■ **STATED EXERCISE**: Reproduce the listing exactly and skip over any pictures.

++++ SUPPLIED INFORMATION ++++

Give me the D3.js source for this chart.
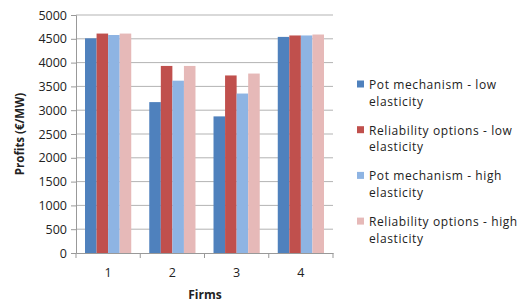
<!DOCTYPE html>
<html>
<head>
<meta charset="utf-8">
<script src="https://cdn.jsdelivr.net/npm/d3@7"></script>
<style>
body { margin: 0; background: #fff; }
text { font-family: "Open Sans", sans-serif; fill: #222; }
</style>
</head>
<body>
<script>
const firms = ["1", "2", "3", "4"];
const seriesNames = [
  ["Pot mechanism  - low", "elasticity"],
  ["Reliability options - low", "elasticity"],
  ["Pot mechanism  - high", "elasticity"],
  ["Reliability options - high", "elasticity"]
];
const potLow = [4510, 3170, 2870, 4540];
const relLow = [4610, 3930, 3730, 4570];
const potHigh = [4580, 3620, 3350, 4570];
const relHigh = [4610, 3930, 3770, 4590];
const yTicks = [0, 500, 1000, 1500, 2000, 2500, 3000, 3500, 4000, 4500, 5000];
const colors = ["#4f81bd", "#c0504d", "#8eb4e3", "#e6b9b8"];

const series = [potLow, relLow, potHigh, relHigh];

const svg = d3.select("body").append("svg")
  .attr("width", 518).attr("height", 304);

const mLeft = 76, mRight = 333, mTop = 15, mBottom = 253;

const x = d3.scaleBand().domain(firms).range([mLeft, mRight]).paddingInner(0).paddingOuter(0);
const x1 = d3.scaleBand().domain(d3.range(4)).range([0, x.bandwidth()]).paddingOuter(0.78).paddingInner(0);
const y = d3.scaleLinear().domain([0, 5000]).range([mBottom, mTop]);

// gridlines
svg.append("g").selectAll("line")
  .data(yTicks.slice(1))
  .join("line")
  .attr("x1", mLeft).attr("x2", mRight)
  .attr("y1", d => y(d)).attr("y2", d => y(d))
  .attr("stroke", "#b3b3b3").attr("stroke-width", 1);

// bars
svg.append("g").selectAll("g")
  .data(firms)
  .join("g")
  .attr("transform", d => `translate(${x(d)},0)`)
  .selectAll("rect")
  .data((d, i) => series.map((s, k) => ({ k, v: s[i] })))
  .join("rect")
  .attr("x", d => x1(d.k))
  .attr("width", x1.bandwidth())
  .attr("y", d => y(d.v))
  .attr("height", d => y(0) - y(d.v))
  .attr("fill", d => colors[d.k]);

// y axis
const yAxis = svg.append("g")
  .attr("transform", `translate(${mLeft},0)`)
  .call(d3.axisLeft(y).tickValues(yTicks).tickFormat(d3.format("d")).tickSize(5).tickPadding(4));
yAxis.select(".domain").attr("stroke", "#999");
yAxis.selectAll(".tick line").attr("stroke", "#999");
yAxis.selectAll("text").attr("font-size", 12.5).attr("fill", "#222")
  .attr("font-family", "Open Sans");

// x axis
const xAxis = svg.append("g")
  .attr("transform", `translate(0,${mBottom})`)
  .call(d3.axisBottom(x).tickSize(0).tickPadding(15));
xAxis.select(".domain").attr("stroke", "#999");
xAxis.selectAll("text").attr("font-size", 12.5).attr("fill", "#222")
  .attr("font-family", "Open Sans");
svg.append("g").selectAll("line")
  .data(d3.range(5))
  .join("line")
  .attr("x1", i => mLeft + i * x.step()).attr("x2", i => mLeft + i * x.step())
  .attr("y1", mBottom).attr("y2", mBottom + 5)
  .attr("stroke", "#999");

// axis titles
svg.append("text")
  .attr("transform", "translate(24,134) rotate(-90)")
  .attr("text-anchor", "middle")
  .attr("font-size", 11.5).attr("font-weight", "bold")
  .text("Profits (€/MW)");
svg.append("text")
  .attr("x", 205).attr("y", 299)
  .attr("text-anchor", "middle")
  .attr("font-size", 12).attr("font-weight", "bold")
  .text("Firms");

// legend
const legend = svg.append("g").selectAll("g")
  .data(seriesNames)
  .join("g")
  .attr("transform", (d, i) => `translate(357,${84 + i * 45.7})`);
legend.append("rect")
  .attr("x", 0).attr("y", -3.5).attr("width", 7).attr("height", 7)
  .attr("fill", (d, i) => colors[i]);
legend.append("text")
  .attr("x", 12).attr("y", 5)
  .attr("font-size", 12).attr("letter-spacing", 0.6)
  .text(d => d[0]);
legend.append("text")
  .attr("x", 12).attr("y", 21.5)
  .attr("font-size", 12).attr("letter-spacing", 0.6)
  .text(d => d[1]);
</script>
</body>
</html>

++++

■ **THE ANSWER**:
Give me the D3.js source for this chart.
<!DOCTYPE html>
<html>
<head>
<meta charset="utf-8">
<script src="https://cdn.jsdelivr.net/npm/d3@7"></script>
<style>
body { margin: 0; background: #fff; }
text { font-family: "Open Sans", sans-serif; fill: #222; }
</style>
</head>
<body>
<script>
const firms = ["1", "2", "3", "4"];
const seriesNames = [
  ["Pot mechanism  - low", "elasticity"],
  ["Reliability options - low", "elasticity"],
  ["Pot mechanism  - high", "elasticity"],
  ["Reliability options - high", "elasticity"]
];
const potLow = [4510, 3170, 2870, 4540];
const relLow = [4610, 3930, 3730, 4570];
const potHigh = [4580, 3620, 3350, 4570];
const relHigh = [4610, 3930, 3770, 4590];
const yTicks = [0, 500, 1000, 1500, 2000, 2500, 3000, 3500, 4000, 4500, 5000];
const colors = ["#4f81bd", "#c0504d", "#8eb4e3", "#e6b9b8"];

const series = [potLow, relLow, potHigh, relHigh];

const svg = d3.select("body").append("svg")
  .attr("width", 518).attr("height", 304);

const mLeft = 76, mRight = 333, mTop = 15, mBottom = 253;

const x = d3.scaleBand().domain(firms).range([mLeft, mRight]).paddingInner(0).paddingOuter(0);
const x1 = d3.scaleBand().domain(d3.range(4)).range([0, x.bandwidth()]).paddingOuter(0.78).paddingInner(0);
const y = d3.scaleLinear().domain([0, 5000]).range([mBottom, mTop]);

// gridlines
svg.append("g").selectAll("line")
  .data(yTicks.slice(1))
  .join("line")
  .attr("x1", mLeft).attr("x2", mRight)
  .attr("y1", d => y(d)).attr("y2", d => y(d))
  .attr("stroke", "#b3b3b3").attr("stroke-width", 1);

// bars
svg.append("g").selectAll("g")
  .data(firms)
  .join("g")
  .attr("transform", d => `translate(${x(d)},0)`)
  .selectAll("rect")
  .data((d, i) => series.map((s, k) => ({ k, v: s[i] })))
  .join("rect")
  .attr("x", d => x1(d.k))
  .attr("width", x1.bandwidth())
  .attr("y", d => y(d.v))
  .attr("height", d => y(0) - y(d.v))
  .attr("fill", d => colors[d.k]);

// y axis
const yAxis = svg.append("g")
  .attr("transform", `translate(${mLeft},0)`)
  .call(d3.axisLeft(y).tickValues(yTicks).tickFormat(d3.format("d")).tickSize(5).tickPadding(4));
yAxis.select(".domain").attr("stroke", "#999");
yAxis.selectAll(".tick line").attr("stroke", "#999");
yAxis.selectAll("text").attr("font-size", 12.5).attr("fill", "#222")
  .attr("font-family", "Open Sans");

// x axis
const xAxis = svg.append("g")
  .attr("transform", `translate(0,${mBottom})`)
  .call(d3.axisBottom(x).tickSize(0).tickPadding(15));
xAxis.select(".domain").attr("stroke", "#999");
xAxis.selectAll("text").attr("font-size", 12.5).attr("fill", "#222")
  .attr("font-family", "Open Sans");
svg.append("g").selectAll("line")
  .data(d3.range(5))
  .join("line")
  .attr("x1", i => mLeft + i * x.step()).attr("x2", i => mLeft + i * x.step())
  .attr("y1", mBottom).attr("y2", mBottom + 5)
  .attr("stroke", "#999");

// axis titles
svg.append("text")
  .attr("transform", "translate(24,134) rotate(-90)")
  .attr("text-anchor", "middle")
  .attr("font-size", 11.5).attr("font-weight", "bold")
  .text("Profits (€/MW)");
svg.append("text")
  .attr("x", 205).attr("y", 299)
  .attr("text-anchor", "middle")
  .attr("font-size", 12).attr("font-weight", "bold")
  .text("Firms");

// legend
const legend = svg.append("g").selectAll("g")
  .data(seriesNames)
  .join("g")
  .attr("transform", (d, i) => `translate(357,${84 + i * 45.7})`);
legend.append("rect")
  .attr("x", 0).attr("y", -3.5).attr("width", 7).attr("height", 7)
  .attr("fill", (d, i) => colors[i]);
legend.append("text")
  .attr("x", 12).attr("y", 5)
  .attr("font-size", 12).attr("letter-spacing", 0.6)
  .text(d => d[0]);
legend.append("text")
  .attr("x", 12).attr("y", 21.5)
  .attr("font-size", 12).attr("letter-spacing", 0.6)
  .text(d => d[1]);
</script>
</body>
</html>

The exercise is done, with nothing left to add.